Photo:Picture from the Aspen Institute campus in Aspen, Colorado. David H. Koch Building at the Aspen Institute. Wikimedia Commons. Image by Bluerasberry.
The Koch Foundation, created under the umbrella of the empire of the Koch brothers and Koch Industries, based in Kansas, is not happy either. The Koch Foundation stance, however, is that the bill doesn't go far enough to dismantle Obamacare and the Affordable Care Act.

The Koch organization is infamous for their staunch stance on conservative "libertarian" politics and their major cash campaign contributions to politics. NBC reported the group will invest another $300 to 400 million in policy guiding in the 2018 mid-term election. Koch is anti-Obamacare and they are spending the money to get rid of it.

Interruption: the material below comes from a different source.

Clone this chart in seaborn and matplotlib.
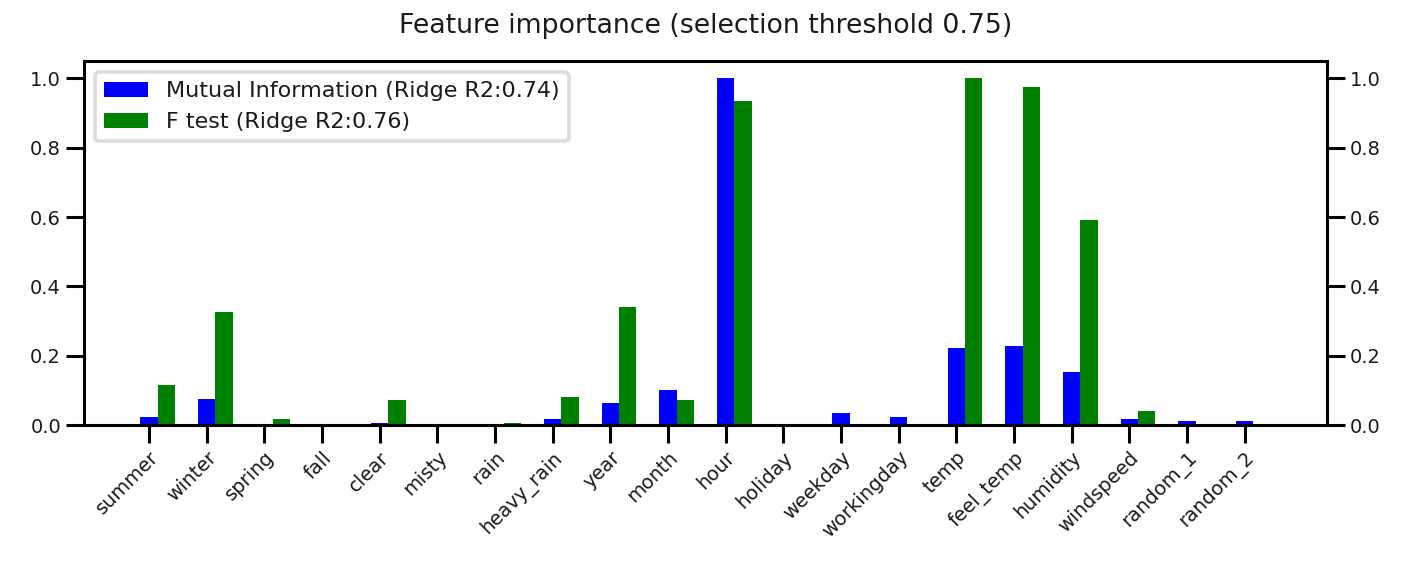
import numpy as np
import seaborn as sns
from matplotlib import pyplot as plt

features = ['summer', 'winter', 'spring', 'fall', 'clear', 'misty', 'rain', 'heavy_rain',
            'year', 'month', 'hour', 'holiday', 'weekday', 'workingday', 'temp',
            'feel_temp', 'humidity', 'windspeed', 'random_1', 'random_2']
mutual_info = [0.024, 0.076, 0.0, 0.0, 0.007, 0.0, 0.0, 0.018, 0.064, 0.100, 1.0,
               0.0, 0.035, 0.024, 0.221, 0.227, 0.152, 0.018, 0.012, 0.012]
f_test = [0.117, 0.326, 0.017, 0.0, 0.071, 0.0, 0.006, 0.082, 0.342, 0.071, 0.936,
          0.0, 0.0, 0.0, 1.0, 0.975, 0.592, 0.042, 0.0, 0.0]
mi_label = 'Mutual Information (Ridge R2:0.74)'
f_label = 'F test (Ridge R2:0.76)'

sns.set_theme(style="ticks")
plt.rcParams['font.family'] = ['DejaVu Sans']
plt.rcParams.update({
    'axes.linewidth': 2.2, 'axes.edgecolor': 'black',
    'xtick.color': 'black', 'ytick.color': 'black',
    'xtick.major.size': 13, 'ytick.major.size': 13,
    'xtick.major.width': 2.2, 'ytick.major.width': 2.2,
    'xtick.labelsize': 14, 'ytick.labelsize': 14,
    'text.color': '#1a1a1a', 'xtick.labelcolor': '#1a1a1a', 'ytick.labelcolor': '#1a1a1a',
})

width = 0.3
x = np.arange(len(features))

fig = plt.figure(figsize=(14.06, 5.66), dpi=100)
ax = fig.add_axes([0.0597, 0.249, 0.8841, 0.643])

sns.barplot(x=x, y=mutual_info, native_scale=True, width=width, color='blue',
            saturation=1, errorbar=None, label=mi_label, linewidth=0, ax=ax)
sns.barplot(x=x + width, y=f_test, native_scale=True, width=width, color='green',
            saturation=1, errorbar=None, label=f_label, linewidth=0, ax=ax)

span = (x[-1] + 1.5 * width) - (x[0] - 0.5 * width)
ax.set_xlim(x[0] - 0.5 * width - 0.05 * span, x[-1] + 1.5 * width + 0.05 * span)
ax.set_ylim(0, 1.05)
ax.set_xticks(x)
ax.set_xticklabels(features, rotation=45, ha='right', rotation_mode='anchor')
ax.set_yticks(np.arange(0, 1.01, 0.2))
ax.set_yticklabels([f'{v:.1f}' for v in np.arange(0, 1.01, 0.2)])
ax.tick_params(axis='y', right=True, labelright=True)
ax.set_xlabel('')
ax.set_ylabel('')

leg = ax.legend(loc='upper left', fontsize=16, frameon=True, fancybox=True)
leg.get_frame().set_edgecolor('#d4d4d4')
leg.get_frame().set_linewidth(2.6)

ax.set_title('Feature importance (selection threshold 0.75)', fontsize=19.3, pad=20)

fig.savefig('out.png', dpi=100)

Most panelists at events the Koch Foundation attends, where there are conservatives and so-called libertarians among company, either disprove or are undecided about the GOP Better Care Reconciliation Act in current form. This is not for the same reason or logic as most polled Americans, but because of their philosophies in regard to this type of policy. They are generally against most types of subsidies with a preference for the private market in almost all, if not all, services provided to the public.

Many Republicans felt the pressure at the Koch retreats as was evident in these reports. President Donald Trump, meanwhile, is confident the House and Senate can pass some type of healthcare reform soon.